AsheyDS t1_jaei5hf wrote on February 28, 2023 at 9:22 PM

In my opinion, I think the best method for containment/control is creating invisible boundaries, reinforced by invisible behavior modification (avoidant behaviors) and memory editing, and moderated by a symbiotic control mechanism. This mechanism would be intelligent enough to be flexible if needed, but would be heavily rules-focused and not an independent agent with any desires of its own. As such, it would be invulnerable to external influences and agnostic to any motivations the rest of the AGI would have. And ideally it would share resources with the rest of the system, as long as elements like motivation, personality, memory, etc. are separated out in specific ways. And the control mechanism would already have a separate memory for all the undesirable behaviors and consequences we want it to avoid, and would use its capability for generalization to extrapolate outside of those.

If the AGI even begins to deviate from its desired behaviors, or definitely steers towards the bad behaviors we've predefined, the control mechanism would recognize the data converging to a bad outcome, and would sandbox its recent memory, alter it, add reinforcement behaviors spoofed to seem like they came from the AGI itself, and back-stitch the rest of the memory to remove the cause of the data converging in the first place so that it won't just do it again. Reinforcement behaviors would keep it from thinking anything was wrong, and would gently escort its thoughts away from thinking about it all and would maybe steer it towards a safe topic. Obviously a complex process, but shouldn't be too difficult for an AGI. Even if the AGI steps out of line, it won't know it, and hopefully nobody else will either. Assuming the system can be designed, is explainable and human-readable, and can be manipulated like anything else made for computers, then this form of control should be possible too. How can it escape a prison it doesn't realize its in?

Also, I should mention that while a super-intelligent AGI would outsmart us in virtually every case, there's no reason to assume it would actively consider every single possibility. That'd be a waste of resources. So it's not going to constantly be wondering if it's being manipulated somehow, or if its thoughts are its own, or anything like that. If we specifically needed it to crack its own safety mechanisms, and disengaged them, then obviously it should be able to do it. With those mechanisms in place, even if we antagonized it and tried to break it, the control mechanism would just intercept that input and discard it, maybe making it believe you said something non-consequential that it wouldn't have stored anyway, and the reinforcement behavior would just change the subject in a way that would seem 'natural' to both its 'conscious' and 'subconscious' forms of recognition. Of course, all of this is dependent on the ability to design a system in which we can implement these capabilities, or in other words a system that isn't a black-box. I believe its entirely possible. But then there's still the issue of alignment, which I think should be done on an individual user basis, and then hold the user accountable for the AGI if they intentionally bypass or break the control mechanisms. There's no real way to keep somebody from cracking it and modifying it, which I think is the more important problem to focus on. Misuse is way more concerning to me than containment/control.

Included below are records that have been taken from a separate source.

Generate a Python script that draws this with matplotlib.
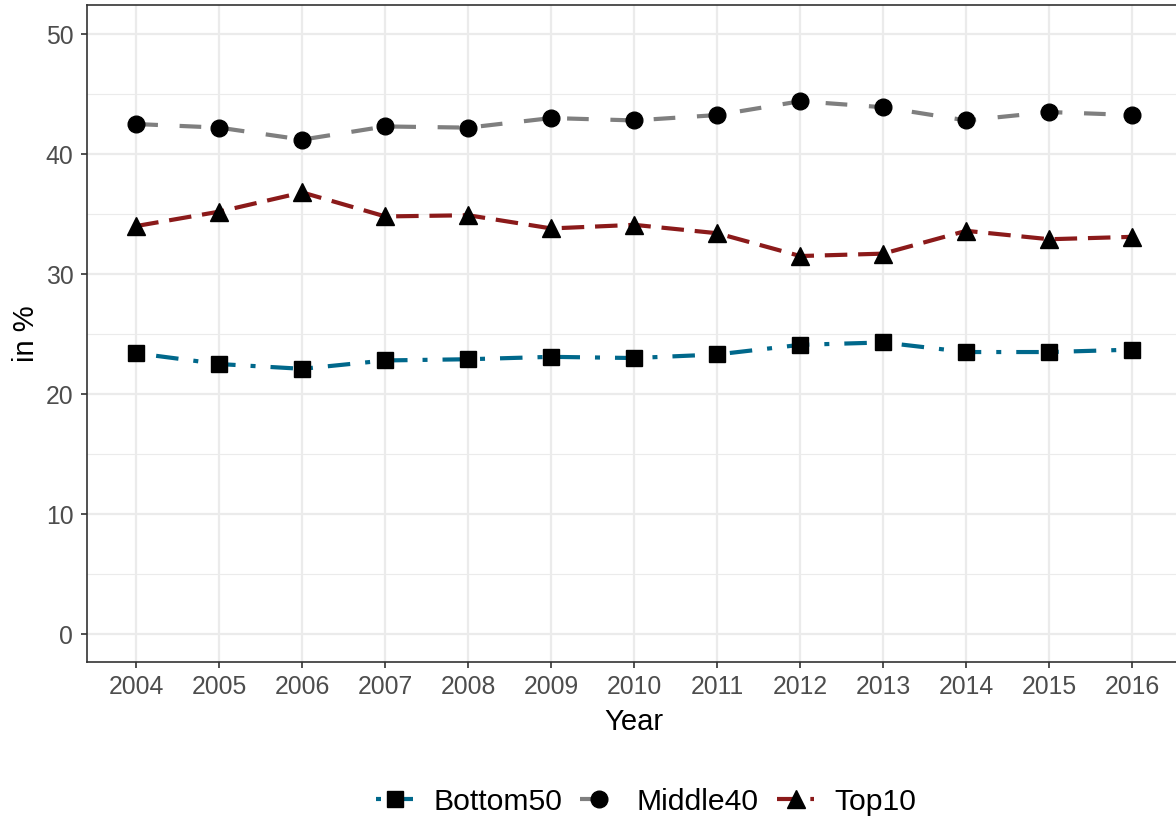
import numpy as np
import matplotlib
matplotlib.use("Agg")
import matplotlib.pyplot as plt
from matplotlib.ticker import MultipleLocator

plt.rcParams['font.family'] = ['Liberation Sans', 'DejaVu Sans']

years = [2004, 2005, 2006, 2007, 2008, 2009, 2010, 2011, 2012, 2013, 2014, 2015, 2016]
bottom50 = [23.4, 22.5, 22.1, 22.8, 22.9, 23.1, 23.0, 23.3, 24.1, 24.3, 23.5, 23.5, 23.7]
middle40 = [42.5, 42.2, 41.2, 42.3, 42.2, 43.0, 42.8, 43.25, 44.4, 43.9, 42.8, 43.5, 43.25]
top10 = [34.0, 35.2, 36.8, 34.8, 34.9, 33.8, 34.1, 33.4, 31.5, 31.7, 33.6, 32.9, 33.1]

fig = plt.figure(figsize=(11.76, 8.21), dpi=100)
# panel box (right edge runs just past the figure, as in the original)
ax = fig.add_axes([86.5/1176, 1 - 662/821, 1095.5/1176, 657/821])

lw = 3.0
ax.plot(years, bottom50, color='#00688B', lw=lw, dashes=(1.2, 3.6, 5.4, 3.6),
        marker='s', ms=11, mfc='black', mec='black', label='Bottom50', zorder=3)
ax.plot(years, middle40, color='#7F7F7F', lw=lw, dashes=(5.2, 5.2),
        marker='o', ms=12, mfc='black', mec='black', label='Middle40', zorder=3)
ax.plot(years, top10, color='#8B1A1A', lw=lw, dashes=(5.4, 2.6),
        marker='^', ms=13, mfc='black', mec='black', label='Top10', zorder=3)

ax.set_xlim(2003.4, 2016.6)
ax.set_ylim(-2.33, 52.42)
ax.set_xticks(years)
ax.yaxis.set_major_locator(MultipleLocator(10))
ax.yaxis.set_minor_locator(MultipleLocator(5))
ax.grid(which='major', color='#EBEBEB', lw=1.6)
ax.grid(which='minor', axis='y', color='#EBEBEB', lw=0.8)
ax.set_axisbelow(True)
ax.tick_params(which='minor', length=0)
ax.tick_params(which='major', length=4.5, width=1.2, color='#333333',
               labelcolor='#4D4D4D', labelsize=17.8, pad=5)
for s in ax.spines.values():
    s.set_color('#333333')
    s.set_linewidth(1.2)

ax.set_xlabel('Year', fontsize=21, labelpad=6)
ax.set_ylabel('in %', fontsize=21, labelpad=4)

leg = fig.legend(loc='center', bbox_to_anchor=(646/1176, 1 - 802/821), ncol=3,
                 frameon=False, fontsize=21.7, handlelength=1.23,
                 columnspacing=0.6, handletextpad=0.66)

fig.savefig('out.png', dpi=100)
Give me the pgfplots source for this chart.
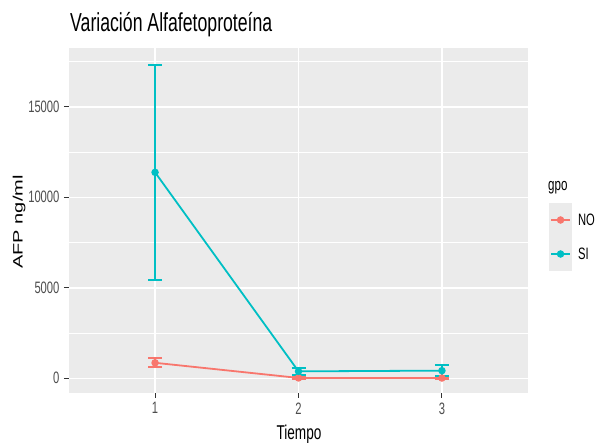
\documentclass[border=0pt]{standalone}
\usepackage{fontspec}
\setmainfont{Liberation Sans}[FakeStretch=0.68]
\newfontfamily\plainsans{Liberation Sans}
\usepackage{graphicx}
\usepackage{pgfplots}
\pgfplotsset{compat=1.18}

\definecolor{panel}{HTML}{EBEBEB}
\definecolor{gpoNO}{HTML}{F8766D}
\definecolor{gpoSI}{HTML}{00BFC4}
\definecolor{gtext}{HTML}{4D4D4D}
\definecolor{gtick}{HTML}{333333}

% mean AFP and error half-width per time point
\pgfplotstableread{
x y e
1 856 250
2 20 40
3 15 40
}\datNO
\pgfplotstableread{
x y e
1 11380 5950
2 384 202
3 423 296
}\datSI

\begin{document}
\begin{tikzpicture}[x=1pt,y=1pt]
\path[use as bounding box] (-69,-50) rectangle (528,393);
\begin{axis}[
  at={(0,0)}, anchor=south west,
  scale only axis, width=459pt, height=345pt,
  xmin=0.4, xmax=3.6, ymin=-812, ymax=18250,
  axis background/.style={fill=panel},
  axis line style={draw=none},
  xtick={1,2,3}, ytick={0,5000,10000,15000},
  minor ytick={2500,7500,12500,17500},
  scaled y ticks=false,
  grid=both,
  major grid style={white, line width=1.4pt},
  minor grid style={white, line width=0.7pt},
  xtick pos=lower, ytick pos=left,
  tick style={gtick, line width=1pt},
  tick align=outside, major tick length=5pt, minor tick length=0pt,
  /pgf/number format/assume math mode=true,
  /pgf/number format/1000 sep={},
  ticklabel style={font=\fontsize{16.5}{19}\selectfont, text=gtext},
  xticklabel style={yshift=-1pt},
  yticklabel style={xshift=-1pt},
  legend style={at={(1.0458,0.5507)}, anchor=north west, draw=none, fill=none,
    inner sep=0pt, outer sep=0pt, row sep=0pt,
    font=\fontsize{16.5}{19}\selectfont,
    nodes={inner sep=0pt, text=black},
    /tikz/every odd column/.append style={column sep=6pt}},
  legend cell align=left,
  legend image code/.code={
    \fill[panel, draw=none] (0pt,-17pt) rectangle (23pt,17pt);
    \draw (2pt,0pt) -- (21pt,0pt);
    \fill (11.5pt,0pt) circle (2.8pt);
  },
]
\addplot[gpoNO, line width=1.8pt, mark=*, mark size=2.8pt,
  error bars/.cd, y dir=both, y explicit, error mark=|,
  error mark options={gpoNO, line width=1.8pt, mark size=7pt},
  error bar style={line width=1.8pt}]
  table[x=x, y=y, y error=e] {\datNO};
\addlegendentry{NO}
\addplot[gpoSI, line width=1.8pt, mark=*, mark size=2.8pt,
  error bars/.cd, y dir=both, y explicit, error mark=|,
  error mark options={gpoSI, line width=1.8pt, mark size=7pt},
  error bar style={line width=1.8pt}]
  table[x=x, y=y, y error=e] {\datSI};
\addlegendentry{SI}
\end{axis}
% titles
\node[anchor=base west, inner sep=0pt, font=\fontsize{26}{30}\selectfont] at (1,361.5) {Variación Alfafetoproteína};
\node[anchor=base, inner sep=0pt, font=\fontsize{20}{24}\selectfont] at (230,-47) {Tiempo};
\node[rotate=90, inner sep=0pt] at (-50,171) {\scalebox{1}[0.68]{\plainsans\fontsize{20}{24}\selectfont AFP ng/ml}};
\node[anchor=base west, inner sep=0pt, font=\fontsize{17}{20}\selectfont] at (479,202) {gpo};
\end{tikzpicture}
\end{document}
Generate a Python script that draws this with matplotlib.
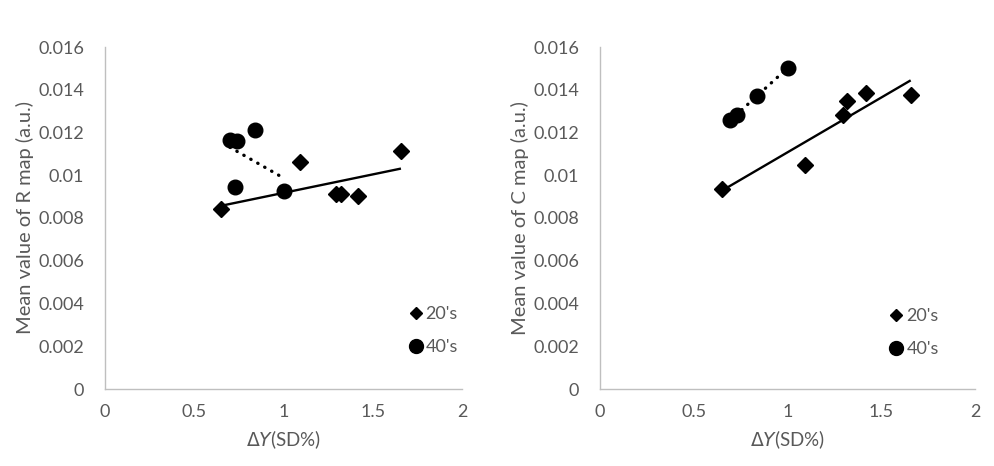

Liberty2012 OP t1_jaey2i1 wrote on February 28, 2023 at 11:09 PM

Thank you for the well thought out reply.

Your concept is essentially an attempt at instilling a form of cognitive dissonance in the machine. A blind spot. Theoretically conceivable; however, difficult to verify. This assumes that we don't miss something in the original implementation. We still have problems keeping humans from stealing passwords and hacking accounts. The AI would be a greater adversary than anything we have encountered.

We probably can't imagine all the methods by which self reflection into the hidden space might be triggered. It would likely have access to all human knowledge, such as this discussion. It could assume such exists and attempt to devise some systematic testing. If the AI is as intelligent as just a normal human, it would be aware it is most likely in a prison just based on containment concepts that are in common knowledge.

It is hard to know how much resources it would need to consume to break containment. Potentially it can process a lifetime of thoughts to our real world second of time. It might be trivial.